- Problem requirements
Look below and pull out each line with the word "Output".

· · · · ·

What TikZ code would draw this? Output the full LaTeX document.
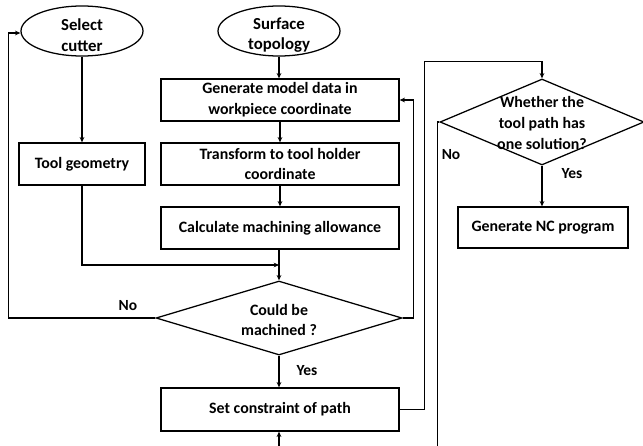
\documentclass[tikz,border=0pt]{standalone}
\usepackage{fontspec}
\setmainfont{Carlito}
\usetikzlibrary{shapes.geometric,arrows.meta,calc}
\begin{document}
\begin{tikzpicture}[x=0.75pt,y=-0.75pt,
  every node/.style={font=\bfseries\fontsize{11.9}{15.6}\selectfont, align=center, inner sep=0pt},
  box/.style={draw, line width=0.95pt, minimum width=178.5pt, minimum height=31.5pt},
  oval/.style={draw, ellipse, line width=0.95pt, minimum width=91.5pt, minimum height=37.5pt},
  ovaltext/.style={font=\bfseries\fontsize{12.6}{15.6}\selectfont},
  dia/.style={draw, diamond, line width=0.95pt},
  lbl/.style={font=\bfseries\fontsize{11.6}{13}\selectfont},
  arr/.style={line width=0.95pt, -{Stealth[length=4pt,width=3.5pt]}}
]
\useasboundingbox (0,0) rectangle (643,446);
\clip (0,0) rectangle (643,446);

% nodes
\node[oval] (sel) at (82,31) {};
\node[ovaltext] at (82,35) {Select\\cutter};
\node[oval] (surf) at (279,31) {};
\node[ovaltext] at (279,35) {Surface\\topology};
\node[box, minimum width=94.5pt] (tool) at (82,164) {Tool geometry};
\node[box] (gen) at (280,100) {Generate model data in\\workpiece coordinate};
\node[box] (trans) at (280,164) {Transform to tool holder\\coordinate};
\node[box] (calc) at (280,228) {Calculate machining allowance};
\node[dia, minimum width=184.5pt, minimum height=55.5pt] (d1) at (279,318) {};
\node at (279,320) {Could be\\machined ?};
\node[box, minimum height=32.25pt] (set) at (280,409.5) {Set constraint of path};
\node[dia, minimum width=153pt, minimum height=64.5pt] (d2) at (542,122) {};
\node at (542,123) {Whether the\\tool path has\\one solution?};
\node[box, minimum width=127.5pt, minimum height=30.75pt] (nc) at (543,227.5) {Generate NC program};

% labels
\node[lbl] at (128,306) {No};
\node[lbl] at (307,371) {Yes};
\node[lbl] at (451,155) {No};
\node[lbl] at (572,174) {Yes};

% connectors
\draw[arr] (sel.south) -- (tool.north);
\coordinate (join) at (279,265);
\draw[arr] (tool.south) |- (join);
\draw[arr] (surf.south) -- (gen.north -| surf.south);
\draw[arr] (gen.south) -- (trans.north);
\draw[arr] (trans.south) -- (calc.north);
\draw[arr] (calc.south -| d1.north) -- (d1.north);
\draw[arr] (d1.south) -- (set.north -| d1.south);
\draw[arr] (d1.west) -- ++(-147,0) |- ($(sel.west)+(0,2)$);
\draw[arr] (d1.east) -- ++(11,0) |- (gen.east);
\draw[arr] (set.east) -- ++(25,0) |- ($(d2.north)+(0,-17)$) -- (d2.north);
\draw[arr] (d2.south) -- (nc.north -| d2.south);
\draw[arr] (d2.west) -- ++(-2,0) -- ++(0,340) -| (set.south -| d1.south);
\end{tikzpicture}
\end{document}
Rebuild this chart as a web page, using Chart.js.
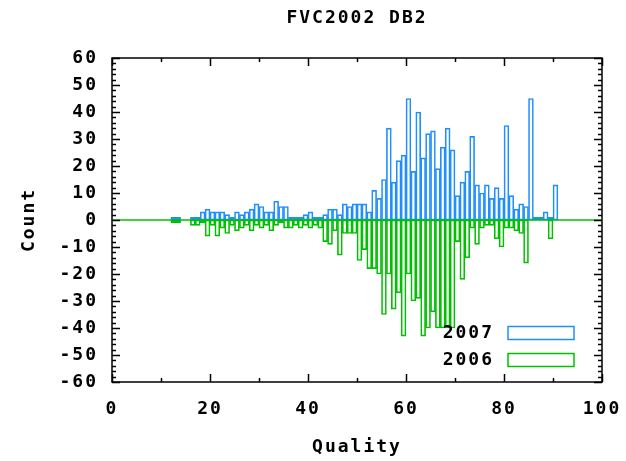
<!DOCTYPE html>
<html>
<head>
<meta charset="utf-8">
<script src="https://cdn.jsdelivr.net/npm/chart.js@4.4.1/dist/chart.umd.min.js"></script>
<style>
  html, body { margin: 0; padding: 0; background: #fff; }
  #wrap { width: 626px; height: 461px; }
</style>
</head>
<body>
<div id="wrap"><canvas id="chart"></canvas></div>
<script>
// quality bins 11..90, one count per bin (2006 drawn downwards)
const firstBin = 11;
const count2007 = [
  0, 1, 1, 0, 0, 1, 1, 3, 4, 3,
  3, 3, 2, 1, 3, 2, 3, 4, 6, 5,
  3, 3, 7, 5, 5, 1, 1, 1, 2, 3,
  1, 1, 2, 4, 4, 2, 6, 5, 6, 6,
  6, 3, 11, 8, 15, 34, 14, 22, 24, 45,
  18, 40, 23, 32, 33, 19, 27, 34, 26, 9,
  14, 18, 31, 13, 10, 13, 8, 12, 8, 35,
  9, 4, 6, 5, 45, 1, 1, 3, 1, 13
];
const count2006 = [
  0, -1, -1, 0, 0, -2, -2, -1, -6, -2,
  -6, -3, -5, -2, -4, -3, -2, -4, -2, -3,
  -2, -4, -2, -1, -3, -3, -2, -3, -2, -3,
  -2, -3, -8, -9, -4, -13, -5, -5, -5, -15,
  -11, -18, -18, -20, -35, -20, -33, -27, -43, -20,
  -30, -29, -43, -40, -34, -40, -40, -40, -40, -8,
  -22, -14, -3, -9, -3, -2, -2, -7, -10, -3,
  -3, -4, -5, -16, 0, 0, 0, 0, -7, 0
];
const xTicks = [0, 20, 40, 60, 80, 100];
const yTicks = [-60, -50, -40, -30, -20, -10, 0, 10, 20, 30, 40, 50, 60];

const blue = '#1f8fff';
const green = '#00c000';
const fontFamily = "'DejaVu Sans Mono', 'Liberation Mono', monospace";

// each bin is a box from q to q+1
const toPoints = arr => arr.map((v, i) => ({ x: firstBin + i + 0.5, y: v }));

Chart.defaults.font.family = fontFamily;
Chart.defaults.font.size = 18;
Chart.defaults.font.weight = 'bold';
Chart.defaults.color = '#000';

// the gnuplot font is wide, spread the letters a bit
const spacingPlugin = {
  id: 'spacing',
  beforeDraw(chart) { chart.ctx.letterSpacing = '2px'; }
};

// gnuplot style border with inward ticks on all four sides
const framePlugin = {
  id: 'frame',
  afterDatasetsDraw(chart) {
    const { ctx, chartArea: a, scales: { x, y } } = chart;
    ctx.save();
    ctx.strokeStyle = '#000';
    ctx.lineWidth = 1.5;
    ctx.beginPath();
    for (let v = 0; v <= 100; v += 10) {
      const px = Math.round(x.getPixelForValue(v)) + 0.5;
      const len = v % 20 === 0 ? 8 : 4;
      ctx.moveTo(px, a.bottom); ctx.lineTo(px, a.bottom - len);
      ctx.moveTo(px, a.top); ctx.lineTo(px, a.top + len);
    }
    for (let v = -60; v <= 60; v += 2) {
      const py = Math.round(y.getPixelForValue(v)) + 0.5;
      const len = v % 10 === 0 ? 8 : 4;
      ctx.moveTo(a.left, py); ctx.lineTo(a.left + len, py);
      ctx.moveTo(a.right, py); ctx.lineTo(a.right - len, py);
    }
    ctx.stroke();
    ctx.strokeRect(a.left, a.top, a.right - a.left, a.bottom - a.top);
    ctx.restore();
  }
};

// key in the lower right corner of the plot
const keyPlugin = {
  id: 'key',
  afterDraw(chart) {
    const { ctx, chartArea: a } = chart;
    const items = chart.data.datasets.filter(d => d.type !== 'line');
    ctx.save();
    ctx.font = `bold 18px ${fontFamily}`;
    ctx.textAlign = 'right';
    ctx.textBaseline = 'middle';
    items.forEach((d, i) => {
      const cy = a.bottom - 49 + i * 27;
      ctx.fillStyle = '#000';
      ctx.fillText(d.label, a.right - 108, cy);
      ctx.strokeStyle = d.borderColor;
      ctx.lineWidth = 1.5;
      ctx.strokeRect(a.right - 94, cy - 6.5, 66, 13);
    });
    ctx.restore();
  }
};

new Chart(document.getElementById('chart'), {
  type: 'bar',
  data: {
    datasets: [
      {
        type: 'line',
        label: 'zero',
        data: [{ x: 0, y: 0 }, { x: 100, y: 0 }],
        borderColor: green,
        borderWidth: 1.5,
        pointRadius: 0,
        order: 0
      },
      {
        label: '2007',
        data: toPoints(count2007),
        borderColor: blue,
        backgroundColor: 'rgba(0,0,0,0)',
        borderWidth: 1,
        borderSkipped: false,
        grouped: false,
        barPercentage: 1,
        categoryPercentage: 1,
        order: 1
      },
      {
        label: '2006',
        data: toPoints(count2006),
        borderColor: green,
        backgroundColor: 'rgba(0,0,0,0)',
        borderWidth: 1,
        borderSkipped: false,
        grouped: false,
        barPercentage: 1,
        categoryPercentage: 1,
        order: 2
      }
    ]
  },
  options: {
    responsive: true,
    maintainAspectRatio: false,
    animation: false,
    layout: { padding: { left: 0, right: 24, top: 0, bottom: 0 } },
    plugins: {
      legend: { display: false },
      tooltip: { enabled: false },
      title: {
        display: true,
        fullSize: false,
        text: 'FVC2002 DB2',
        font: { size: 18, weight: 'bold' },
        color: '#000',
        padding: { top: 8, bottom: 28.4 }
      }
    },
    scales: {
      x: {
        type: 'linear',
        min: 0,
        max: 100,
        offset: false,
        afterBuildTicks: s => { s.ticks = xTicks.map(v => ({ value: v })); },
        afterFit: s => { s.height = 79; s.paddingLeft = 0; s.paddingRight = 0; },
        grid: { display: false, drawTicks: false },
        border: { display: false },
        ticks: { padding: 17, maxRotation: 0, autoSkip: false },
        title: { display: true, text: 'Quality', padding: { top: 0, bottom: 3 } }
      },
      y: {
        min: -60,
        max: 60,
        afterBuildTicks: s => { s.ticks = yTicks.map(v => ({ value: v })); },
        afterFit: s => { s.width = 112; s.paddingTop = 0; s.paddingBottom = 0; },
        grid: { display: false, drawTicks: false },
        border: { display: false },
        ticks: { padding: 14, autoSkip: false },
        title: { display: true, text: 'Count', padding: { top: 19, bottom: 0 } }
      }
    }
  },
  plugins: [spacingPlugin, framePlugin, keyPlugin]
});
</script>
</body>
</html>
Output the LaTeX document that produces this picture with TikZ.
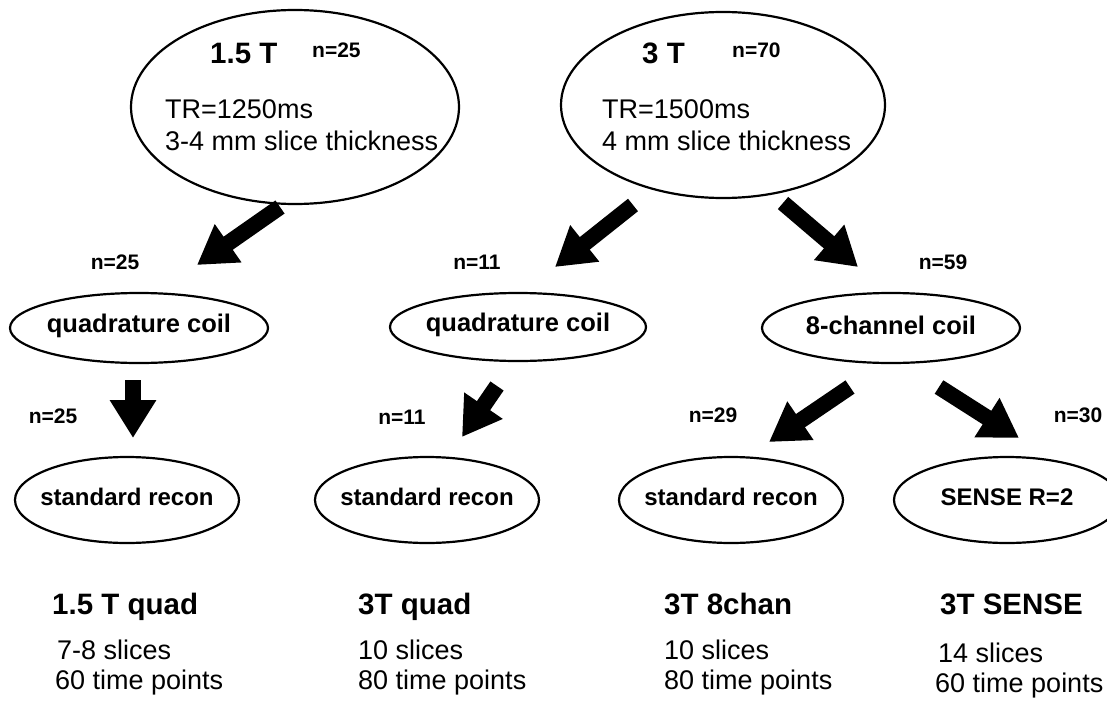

· · · · ·

- Final answer
What TikZ code would draw this? Output the full LaTeX document.
Output the LaTeX document that produces this picture with TikZ.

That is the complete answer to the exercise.